Creating a Muslim identity

By then, a new kind of Muslim politics was emerging: one that spoke the language of modern nationalism and intended to carry the masses along. But for Muslim nationalism to take off, one required Muslims. This necessitated the creation of a Muslim identity – one that we would recognise today. Like Christian Europe before it, many Muslims in India started to identify much more strongly with orthodox faith and shed the mixed religious practices that characterised their past history.

Thus, in the 1930s, the Muslim League took up the case of codifying the Shariat as part of the law of British India. It sought to end the confusion in courts over which law would apply to India’s Muslims. Since the League would benefit politically from the emergence of a pan-Indian Muslim identity, it required the Muslim-ness of a person to be his primary identity. Here, identification with the Shariat – over and above customs of caste and region – was important. In the end, this politics would go on to produce the Shariat Act, which forms the basis for Muslim personal law in India today.

Yet, customary law still had force. In the Punjab, Muslim landholders were alarmed by a, then radical, provision in the Shariat that gave women inheritance rights. Under customary law, Punjabi women – Hindu, Muslim or Sikh – had no rights over their father’s property.

While Muslim League leader Muhammad Ali Jinnah desired a Shariat Act that would help him create a pan-Indian Muslim identity, he also wanted the party to do well in the Punjab – a province where large zamindars held sway. In the end, a compromise was struck and “agricultural land” was excluded from the purview of the Shariat Act. The Central Legislative Assembly, the parliament of British India, passed the Shariat Act in 1937 – a move that was seen as a significant victory for the Muslim League at the time.

In 1939, the League would pilot another law reform, the Dissolution of Muslim Marriages Act, which gave Muslim women the right to divorce their husbands – a right Hindu women would take at least another two decades to acquire.

Post-1947

After Independence, a similar process for Hindus followed and customary law was completely overridden by a set of laws called the Hindu Code Bills passed by Parliament in the 1950s.

In Pakistan, a new law passed in 1961 sought to further reform Muslim personal law. Restrictions were placed on polygamy and talaq-e-biddat, or instant triple talaq, was outlawed.
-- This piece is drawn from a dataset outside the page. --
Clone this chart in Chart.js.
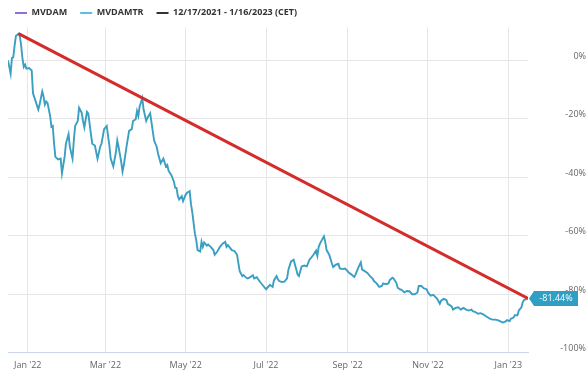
<!DOCTYPE html>
<html>
<head>
<meta charset="utf-8">
<script src="https://cdn.jsdelivr.net/npm/chart.js@4/dist/chart.umd.min.js"></script>
<style>
  html, body { margin: 0; padding: 0; background: #ffffff; }
  canvas { display: block; }
</style>
</head>
<body>
<canvas id="perf-chart" width="586" height="380"></canvas>
<script>
// days since 12/17/2021 and total-return performance in %
const tradeDays = [
    0, 2, 3, 4, 5, 6, 8, 9, 10, 11, 12, 13, 14, 16, 18, 19, 21, 23, 24, 26,
    27, 28, 29, 30, 32, 33, 34, 35, 36, 38, 40, 41, 43, 44, 46, 47, 49, 50, 51, 53,
    54, 56, 57, 58, 60, 61, 63, 64, 66, 68, 70, 71, 73, 75, 77, 78, 80, 82, 83, 84,
    86, 87, 88, 90, 92, 94, 95, 97, 98, 99, 100, 102, 103, 105, 106, 108, 109, 111, 113, 114,
    116, 118, 120, 121, 122, 124, 126, 127, 128, 129, 130, 132, 133, 135, 136, 138, 139, 140, 142, 143,
    144, 146, 147, 148, 149, 151, 152, 154, 156, 157, 159, 161, 163, 165, 166, 167, 169, 170, 172, 174,
    175, 176, 178, 179, 181, 182, 184, 186, 187, 189, 190, 192, 194, 196, 197, 199, 201, 202, 204, 205,
    206, 208, 210, 212, 213, 215, 217, 218, 220, 221, 223, 225, 227, 229, 230, 232, 234, 235, 236, 237,
    239, 240, 241, 242, 244, 246, 247, 249, 251, 252, 254, 256, 258, 259, 261, 263, 264, 266, 268, 269,
    271, 273, 275, 277, 278, 280, 282, 284, 285, 287, 289, 290, 292, 293, 295, 296, 298, 299, 301, 303,
    305, 307, 309, 311, 312, 314, 316, 318, 319, 321, 323, 325, 326, 328, 329, 331, 333, 334, 337, 338,
    340, 342, 344, 346, 348, 350, 352, 353, 355, 357, 359, 361, 362, 364, 366, 368, 370, 372, 374, 376,
    378, 379, 381, 382, 384, 385, 387, 388, 390, 391, 392, 394, 395
];
const mvdamtrValues = [
    0.0, -4.5, 0.9, 1.1, 5.0, 8.4, 9.2, 8.4, 5.0, 0.6, -2.2, -1.4, -2.8, -2.6, -3.4, -11.2, -14.0, -16.8, -15.1, -10.6,
    -12.3, -15.1, -14.0, -14.5, -19.0, -22.7, -22.4, -28.5, -33.0, -33.9, -33.6, -38.6, -33.0, -28.5, -25.2, -29.6, -33.6, -27.4, -22.4, -20.7,
    -16.2, -17.9, -20.7, -22.9, -17.6, -18.2, -25.2, -28.5, -29.1, -33.6, -29.6, -28.5, -23.5, -22.4, -29.1, -33.6, -36.3, -31.3, -27.4, -29.6,
    -34.7, -38.0, -35.8, -29.6, -24.1, -23.5, -20.7, -20.1, -17.3, -19.0, -15.7, -12.9, -16.8, -20.7, -19.6, -18.1, -21.2, -27.4, -29.6, -31.9,
    -35.2, -33.6, -36.3, -35.8, -37.8, -39.2, -41.4, -43.6, -43.6, -46.4, -47.6, -46.4, -48.1, -45.9, -45.3, -44.7, -49.2, -52.0, -59.3, -61.5,
    -64.9, -65.4, -62.1, -63.8, -62.3, -63.4, -63.0, -63.8, -64.9, -66.5, -65.4, -63.8, -62.7, -62.1, -63.8, -63.2, -64.3, -64.9, -65.2, -66.5,
    -69.4, -72.1, -73.8, -73.5, -74.4, -74.6, -74.2, -73.5, -74.6, -74.2, -74.9, -76.1, -77.2, -78.3, -77.8, -76.8, -77.5, -75.3, -73.8, -74.9,
    -75.5, -75.8, -75.7, -74.6, -71.6, -68.8, -68.2, -69.9, -73.3, -73.8, -70.5, -70.2, -70.5, -68.2, -67.7, -66.5, -65.1, -66.9, -63.8, -62.7,
    -61.0, -60.2, -62.1, -64.9, -66.5, -69.4, -70.7, -69.9, -69.6, -71.2, -71.4, -71.2, -72.1, -72.7, -73.3, -74.1, -73.3, -71.0, -69.1, -71.6,
    -72.1, -72.7, -73.8, -74.7, -75.5, -76.3, -77.5, -77.2, -76.3, -76.6, -76.3, -75.2, -74.4, -74.7, -76.1, -77.8, -78.4, -78.5, -79.4, -78.9,
    -79.0, -80.0, -80.0, -79.4, -77.2, -77.2, -78.0, -78.3, -79.4, -80.5, -80.2, -81.1, -81.6, -83.3, -82.2, -81.6, -82.0, -83.3, -84.2, -85.3,
    -84.7, -84.5, -85.3, -84.7, -85.3, -85.6, -85.3, -85.8, -86.1, -86.7, -86.5, -86.9, -87.2, -87.8, -88.4, -88.7, -88.7, -88.9, -89.3, -89.7,
    -89.3, -88.9, -89.2, -88.4, -88.0, -87.2, -87.2, -85.6, -84.5, -82.8, -82.0, -81.6, -81.44
];

// trend line from the December peak to the last close
const trendDays = [8, 395];
const trendValues = [9.2, -81.44];

const tickDays = [15, 74, 135, 196, 258, 319, 380];
const tickLabels = ["Jan '22", "Mar '22", "May '22", "Jul '22", "Sep '22", "Nov '22", "Jan '23"];
const yTicks = [0, -20, -40, -60, -80, -100];

const legendNames = ['MVDAM', 'MVDAMTR', '12/17/2021 - 1/16/2023 (CET)'];
const legendColors = ['#8f6fd8', '#5bbfe0', '#333333'];

const lineColor = '#3a9fc1';
const trendColor = '#d42b2b';
const gridColor = '#e6e6e6';

Chart.defaults.font.family = "'Open Sans', sans-serif";

const lastValueLabel = {
    id: 'lastValueLabel',
    afterDatasetsDraw(chart) {
        const meta = chart.getDatasetMeta(1);
        const pt = meta.data[meta.data.length - 1];
        const value = mvdamtrValues[mvdamtrValues.length - 1];
        const c = chart.ctx;
        const x = pt.x + 1, y = pt.y;
        const h = 15, w = 44, arrow = 5;
        c.save();
        c.fillStyle = '#2f9fc4';
        c.beginPath();
        c.moveTo(x, y);
        c.lineTo(x + arrow, y - h / 2);
        c.lineTo(x + arrow + w, y - h / 2);
        c.lineTo(x + arrow + w, y + h / 2);
        c.lineTo(x + arrow, y + h / 2);
        c.closePath();
        c.fill();
        c.fillStyle = '#ffffff';
        c.font = "9px 'Open Sans', sans-serif";
        c.textAlign = 'center';
        c.textBaseline = 'middle';
        c.fillText(value.toFixed(2) + '%', x + arrow + w / 2, y + 0.5);
        c.restore();
    }
};

const canvas = document.getElementById('perf-chart');
const perfChart = new Chart(canvas.getContext('2d'), {
    type: 'line',
    data: {
        datasets: [
            {
                label: 'Trend',
                data: trendDays.map((d, i) => ({x: d, y: trendValues[i]})),
                borderColor: trendColor,
                borderWidth: 3,
                pointRadius: 0,
                yAxisID: 'y',
            },
            {
                label: 'MVDAMTR',
                data: tradeDays.map((d, i) => ({x: d, y: mvdamtrValues[i]})),
                borderColor: lineColor,
                borderWidth: 1.9,
                pointRadius: 0,
                tension: 0,
                yAxisID: 'y',
            },
        ]
    },
    options: {
        responsive: false,
        animation: false,
        layout: {
            padding: {top: -11, left: 2, right: 0, bottom: 0}
        },
        plugins: {
            tooltip: {enabled: false},
            legend: {
                position: 'top',
                align: 'start',
                labels: {
                    padding: 13,
                    usePointStyle: true,
                    pointStyleWidth: 12,
                    color: '#333333',
                    font: {size: 9, weight: 'bold'},
                    generateLabels: () => legendNames.map((name, i) => ({
                        text: name,
                        strokeStyle: legendColors[i],
                        fillStyle: legendColors[i],
                        lineWidth: 2,
                        pointStyle: 'line',
                        hidden: false,
                        fontColor: '#333333',
                    })),
                },
            },
        },
        scales: {
            x: {
                type: 'linear',
                min: 0,
                max: 395,
                afterBuildTicks: scale => {
                    scale.ticks = tickDays.map(v => ({value: v}));
                },
                afterFit: scale => {
                    scale.height = 25;
                },
                ticks: {
                    autoSkip: false,
                    maxRotation: 0,
                    padding: 7,
                    color: '#666666',
                    font: {size: 9},
                    callback: v => tickLabels[tickDays.indexOf(v)],
                },
                grid: {
                    color: gridColor,
                    drawTicks: false,
                },
                border: {
                    color: '#ccd6eb',
                },
            },
            y: {
                type: 'linear',
                position: 'right',
                min: -100,
                max: 11.33,
                afterBuildTicks: scale => {
                    scale.ticks = yTicks.map(v => ({value: v}));
                },
                afterFit: scale => {
                    scale.width = 58;
                },
                ticks: {
                    crossAlign: 'far',
                    padding: 22,
                    labelOffset: -4,
                    color: '#666666',
                    font: {size: 9},
                    callback: v => v + '%',
                },
                grid: {
                    color: gridColor,
                    drawTicks: false,
                },
                border: {display: false},
            },
            pad: {
                type: 'linear',
                position: 'left',
                afterFit: scale => {
                    scale.width = 6;
                },
                ticks: {display: false},
                grid: {display: false},
                border: {display: false},
            },
        }
    },
    plugins: [lastValueLabel]
});
</script>
</body>
</html>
In India, however, Muslim personal law remained frozen. Like in 1937, Muslim personal law in modern India was about religion – but it was also a political tool. As a minority in India, Muslims often saw personal law as a part of their identity. This is not restricted to Muslims alone. Nagas, for example, hold on fiercely to their separate laws and any interference from New Delhi is bitterly contested. And in 2012, a new Sikh Marriage Act was passed – till then Sikhs registered their marriages under the Hindu Marriage Act. This maze of identities is, in fact, the reason why the British Raj decided not to meddle with personal laws in the first place.

Such a scenario has meant that in some cases, the political role of Muslim personal law in India overrides its religious function. Instant triple talaq, for example, is outlawed in a number of conservative countries – such as Algeria and the United Arab Emirates, apart from Pakistan – where Islam is the state religion. Yet, in India, prominent Muslim bodies have opposed banning the practice, fearing the introduction of the Indian state into personal law.
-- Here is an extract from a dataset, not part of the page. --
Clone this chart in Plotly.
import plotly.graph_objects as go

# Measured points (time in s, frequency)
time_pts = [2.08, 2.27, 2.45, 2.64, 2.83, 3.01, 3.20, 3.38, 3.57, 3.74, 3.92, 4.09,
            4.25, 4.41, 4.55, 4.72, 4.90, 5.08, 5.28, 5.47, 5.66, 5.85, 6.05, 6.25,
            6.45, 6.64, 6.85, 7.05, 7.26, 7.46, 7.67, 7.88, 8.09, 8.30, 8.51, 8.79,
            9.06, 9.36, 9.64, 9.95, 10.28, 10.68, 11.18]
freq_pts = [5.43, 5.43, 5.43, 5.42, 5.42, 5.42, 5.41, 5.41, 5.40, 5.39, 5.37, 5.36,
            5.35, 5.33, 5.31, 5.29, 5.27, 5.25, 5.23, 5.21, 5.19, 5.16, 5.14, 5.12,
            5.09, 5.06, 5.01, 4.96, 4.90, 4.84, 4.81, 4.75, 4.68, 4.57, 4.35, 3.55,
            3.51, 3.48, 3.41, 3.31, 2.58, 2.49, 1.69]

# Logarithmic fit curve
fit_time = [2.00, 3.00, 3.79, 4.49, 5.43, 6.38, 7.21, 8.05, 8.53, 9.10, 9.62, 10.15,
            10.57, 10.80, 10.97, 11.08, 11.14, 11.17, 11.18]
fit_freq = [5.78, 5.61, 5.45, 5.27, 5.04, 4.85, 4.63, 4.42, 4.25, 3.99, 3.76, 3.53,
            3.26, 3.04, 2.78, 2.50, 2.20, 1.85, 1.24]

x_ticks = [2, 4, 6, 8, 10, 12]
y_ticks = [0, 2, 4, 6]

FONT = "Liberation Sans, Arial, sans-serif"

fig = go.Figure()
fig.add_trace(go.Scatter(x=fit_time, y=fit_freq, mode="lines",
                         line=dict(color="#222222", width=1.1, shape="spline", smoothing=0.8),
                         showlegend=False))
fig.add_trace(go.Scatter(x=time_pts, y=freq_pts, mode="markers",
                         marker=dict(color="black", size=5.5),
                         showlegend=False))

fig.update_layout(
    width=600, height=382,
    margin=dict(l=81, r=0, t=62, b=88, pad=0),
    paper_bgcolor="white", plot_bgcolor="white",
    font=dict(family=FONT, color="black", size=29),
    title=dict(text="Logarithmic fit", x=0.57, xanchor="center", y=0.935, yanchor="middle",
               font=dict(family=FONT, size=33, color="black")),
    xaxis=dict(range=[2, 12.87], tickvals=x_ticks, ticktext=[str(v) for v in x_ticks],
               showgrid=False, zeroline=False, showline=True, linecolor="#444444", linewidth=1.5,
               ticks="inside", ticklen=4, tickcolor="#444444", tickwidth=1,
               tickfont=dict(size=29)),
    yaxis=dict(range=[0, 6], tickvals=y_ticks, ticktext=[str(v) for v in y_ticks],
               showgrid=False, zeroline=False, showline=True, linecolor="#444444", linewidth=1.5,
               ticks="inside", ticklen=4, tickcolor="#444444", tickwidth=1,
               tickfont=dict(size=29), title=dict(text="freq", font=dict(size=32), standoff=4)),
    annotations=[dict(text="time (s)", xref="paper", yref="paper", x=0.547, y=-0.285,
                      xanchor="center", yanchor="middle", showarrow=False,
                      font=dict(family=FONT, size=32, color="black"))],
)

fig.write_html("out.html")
The All India Muslim Personal Law Board, a non-governmental organisation, for example, has called for a social boycott of people using talaq-e-biddat, but opposed a law to end it. In fact, the board saw a silver lining in the Supreme Court’s triple talaq judgement. Since the court struck down the practice without allowing a role for Parliament, the board argued that the “verdict therefore cannot be misused by the government to try and interfere with personal laws through legislation”.